(THE TASK)
Output the data exactly, with every line intact.
— start —
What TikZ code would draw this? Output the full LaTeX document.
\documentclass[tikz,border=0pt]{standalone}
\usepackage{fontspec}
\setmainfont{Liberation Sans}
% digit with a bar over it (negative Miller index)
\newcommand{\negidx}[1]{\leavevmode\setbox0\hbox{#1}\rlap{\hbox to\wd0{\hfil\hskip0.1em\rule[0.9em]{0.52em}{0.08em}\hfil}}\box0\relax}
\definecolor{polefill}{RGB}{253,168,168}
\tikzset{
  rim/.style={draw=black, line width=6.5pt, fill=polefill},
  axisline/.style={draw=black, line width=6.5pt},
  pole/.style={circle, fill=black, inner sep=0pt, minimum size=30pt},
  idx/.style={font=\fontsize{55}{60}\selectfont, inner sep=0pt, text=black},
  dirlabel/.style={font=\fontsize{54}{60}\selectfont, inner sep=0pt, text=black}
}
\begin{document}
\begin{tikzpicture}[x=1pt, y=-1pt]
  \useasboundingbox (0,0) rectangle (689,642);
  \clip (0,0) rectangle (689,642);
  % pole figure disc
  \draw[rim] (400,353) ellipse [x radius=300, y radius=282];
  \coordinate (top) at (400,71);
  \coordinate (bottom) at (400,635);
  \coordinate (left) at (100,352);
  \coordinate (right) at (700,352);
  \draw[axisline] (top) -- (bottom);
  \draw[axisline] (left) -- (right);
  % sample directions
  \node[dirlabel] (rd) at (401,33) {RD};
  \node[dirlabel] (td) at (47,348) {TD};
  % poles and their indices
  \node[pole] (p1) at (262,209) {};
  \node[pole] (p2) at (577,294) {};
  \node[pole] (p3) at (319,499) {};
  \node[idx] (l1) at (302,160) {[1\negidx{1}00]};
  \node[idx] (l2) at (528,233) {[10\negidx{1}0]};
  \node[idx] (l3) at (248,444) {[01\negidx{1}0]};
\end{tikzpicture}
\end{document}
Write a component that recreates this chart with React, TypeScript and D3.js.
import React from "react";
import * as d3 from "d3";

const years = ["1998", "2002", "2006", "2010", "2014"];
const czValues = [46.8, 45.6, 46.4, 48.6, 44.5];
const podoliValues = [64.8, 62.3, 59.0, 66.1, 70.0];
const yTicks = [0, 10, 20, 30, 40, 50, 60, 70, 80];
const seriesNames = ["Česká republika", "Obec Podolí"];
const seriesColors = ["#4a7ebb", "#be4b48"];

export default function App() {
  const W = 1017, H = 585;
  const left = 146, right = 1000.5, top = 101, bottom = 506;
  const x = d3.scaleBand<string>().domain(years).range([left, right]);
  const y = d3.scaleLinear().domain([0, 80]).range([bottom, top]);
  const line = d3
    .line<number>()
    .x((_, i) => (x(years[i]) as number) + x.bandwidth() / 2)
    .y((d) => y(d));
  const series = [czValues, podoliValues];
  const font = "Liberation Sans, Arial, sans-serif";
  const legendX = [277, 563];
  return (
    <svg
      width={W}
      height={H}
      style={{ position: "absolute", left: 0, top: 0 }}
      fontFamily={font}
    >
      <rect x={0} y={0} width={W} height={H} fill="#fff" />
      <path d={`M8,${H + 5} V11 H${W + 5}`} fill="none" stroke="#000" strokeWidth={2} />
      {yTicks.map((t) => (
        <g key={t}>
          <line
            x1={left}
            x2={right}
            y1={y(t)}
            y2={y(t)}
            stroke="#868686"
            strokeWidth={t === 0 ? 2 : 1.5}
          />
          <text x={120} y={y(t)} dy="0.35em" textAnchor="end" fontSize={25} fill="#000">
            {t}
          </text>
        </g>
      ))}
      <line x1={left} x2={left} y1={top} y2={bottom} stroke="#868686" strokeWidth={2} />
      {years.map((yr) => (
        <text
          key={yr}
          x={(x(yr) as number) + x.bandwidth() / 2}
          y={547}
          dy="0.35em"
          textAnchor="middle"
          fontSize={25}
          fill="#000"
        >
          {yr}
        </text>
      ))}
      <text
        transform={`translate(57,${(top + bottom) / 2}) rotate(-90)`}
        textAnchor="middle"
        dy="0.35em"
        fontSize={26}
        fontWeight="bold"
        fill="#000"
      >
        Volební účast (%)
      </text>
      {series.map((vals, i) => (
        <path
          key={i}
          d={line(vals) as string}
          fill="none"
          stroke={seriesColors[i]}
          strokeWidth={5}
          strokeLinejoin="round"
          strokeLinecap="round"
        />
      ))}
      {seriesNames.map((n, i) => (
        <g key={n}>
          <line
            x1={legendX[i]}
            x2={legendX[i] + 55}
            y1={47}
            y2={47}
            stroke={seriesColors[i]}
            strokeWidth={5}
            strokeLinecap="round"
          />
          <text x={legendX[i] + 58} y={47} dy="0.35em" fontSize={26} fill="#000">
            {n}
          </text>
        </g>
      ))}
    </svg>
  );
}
— end —
(WRITTEN SOLUTION)
What TikZ code would draw this? Output the full LaTeX document.
\documentclass[tikz,border=0pt]{standalone}
\usepackage{fontspec}
\setmainfont{Liberation Sans}
% digit with a bar over it (negative Miller index)
\newcommand{\negidx}[1]{\leavevmode\setbox0\hbox{#1}\rlap{\hbox to\wd0{\hfil\hskip0.1em\rule[0.9em]{0.52em}{0.08em}\hfil}}\box0\relax}
\definecolor{polefill}{RGB}{253,168,168}
\tikzset{
  rim/.style={draw=black, line width=6.5pt, fill=polefill},
  axisline/.style={draw=black, line width=6.5pt},
  pole/.style={circle, fill=black, inner sep=0pt, minimum size=30pt},
  idx/.style={font=\fontsize{55}{60}\selectfont, inner sep=0pt, text=black},
  dirlabel/.style={font=\fontsize{54}{60}\selectfont, inner sep=0pt, text=black}
}
\begin{document}
\begin{tikzpicture}[x=1pt, y=-1pt]
  \useasboundingbox (0,0) rectangle (689,642);
  \clip (0,0) rectangle (689,642);
  % pole figure disc
  \draw[rim] (400,353) ellipse [x radius=300, y radius=282];
  \coordinate (top) at (400,71);
  \coordinate (bottom) at (400,635);
  \coordinate (left) at (100,352);
  \coordinate (right) at (700,352);
  \draw[axisline] (top) -- (bottom);
  \draw[axisline] (left) -- (right);
  % sample directions
  \node[dirlabel] (rd) at (401,33) {RD};
  \node[dirlabel] (td) at (47,348) {TD};
  % poles and their indices
  \node[pole] (p1) at (262,209) {};
  \node[pole] (p2) at (577,294) {};
  \node[pole] (p3) at (319,499) {};
  \node[idx] (l1) at (302,160) {[1\negidx{1}00]};
  \node[idx] (l2) at (528,233) {[10\negidx{1}0]};
  \node[idx] (l3) at (248,444) {[01\negidx{1}0]};
\end{tikzpicture}
\end{document}
Write a component that recreates this chart with React, TypeScript and D3.js.
import React from "react";
import * as d3 from "d3";

const years = ["1998", "2002", "2006", "2010", "2014"];
const czValues = [46.8, 45.6, 46.4, 48.6, 44.5];
const podoliValues = [64.8, 62.3, 59.0, 66.1, 70.0];
const yTicks = [0, 10, 20, 30, 40, 50, 60, 70, 80];
const seriesNames = ["Česká republika", "Obec Podolí"];
const seriesColors = ["#4a7ebb", "#be4b48"];

export default function App() {
  const W = 1017, H = 585;
  const left = 146, right = 1000.5, top = 101, bottom = 506;
  const x = d3.scaleBand<string>().domain(years).range([left, right]);
  const y = d3.scaleLinear().domain([0, 80]).range([bottom, top]);
  const line = d3
    .line<number>()
    .x((_, i) => (x(years[i]) as number) + x.bandwidth() / 2)
    .y((d) => y(d));
  const series = [czValues, podoliValues];
  const font = "Liberation Sans, Arial, sans-serif";
  const legendX = [277, 563];
  return (
    <svg
      width={W}
      height={H}
      style={{ position: "absolute", left: 0, top: 0 }}
      fontFamily={font}
    >
      <rect x={0} y={0} width={W} height={H} fill="#fff" />
      <path d={`M8,${H + 5} V11 H${W + 5}`} fill="none" stroke="#000" strokeWidth={2} />
      {yTicks.map((t) => (
        <g key={t}>
          <line
            x1={left}
            x2={right}
            y1={y(t)}
            y2={y(t)}
            stroke="#868686"
            strokeWidth={t === 0 ? 2 : 1.5}
          />
          <text x={120} y={y(t)} dy="0.35em" textAnchor="end" fontSize={25} fill="#000">
            {t}
          </text>
        </g>
      ))}
      <line x1={left} x2={left} y1={top} y2={bottom} stroke="#868686" strokeWidth={2} />
      {years.map((yr) => (
        <text
          key={yr}
          x={(x(yr) as number) + x.bandwidth() / 2}
          y={547}
          dy="0.35em"
          textAnchor="middle"
          fontSize={25}
          fill="#000"
        >
          {yr}
        </text>
      ))}
      <text
        transform={`translate(57,${(top + bottom) / 2}) rotate(-90)`}
        textAnchor="middle"
        dy="0.35em"
        fontSize={26}
        fontWeight="bold"
        fill="#000"
      >
        Volební účast (%)
      </text>
      {series.map((vals, i) => (
        <path
          key={i}
          d={line(vals) as string}
          fill="none"
          stroke={seriesColors[i]}
          strokeWidth={5}
          strokeLinejoin="round"
          strokeLinecap="round"
        />
      ))}
      {seriesNames.map((n, i) => (
        <g key={n}>
          <line
            x1={legendX[i]}
            x2={legendX[i] + 55}
            y1={47}
            y2={47}
            stroke={seriesColors[i]}
            strokeWidth={5}
            strokeLinecap="round"
          />
          <text x={legendX[i] + 58} y={47} dy="0.35em" fontSize={26} fill="#000">
            {n}
          </text>
        </g>
      ))}
    </svg>
  );
}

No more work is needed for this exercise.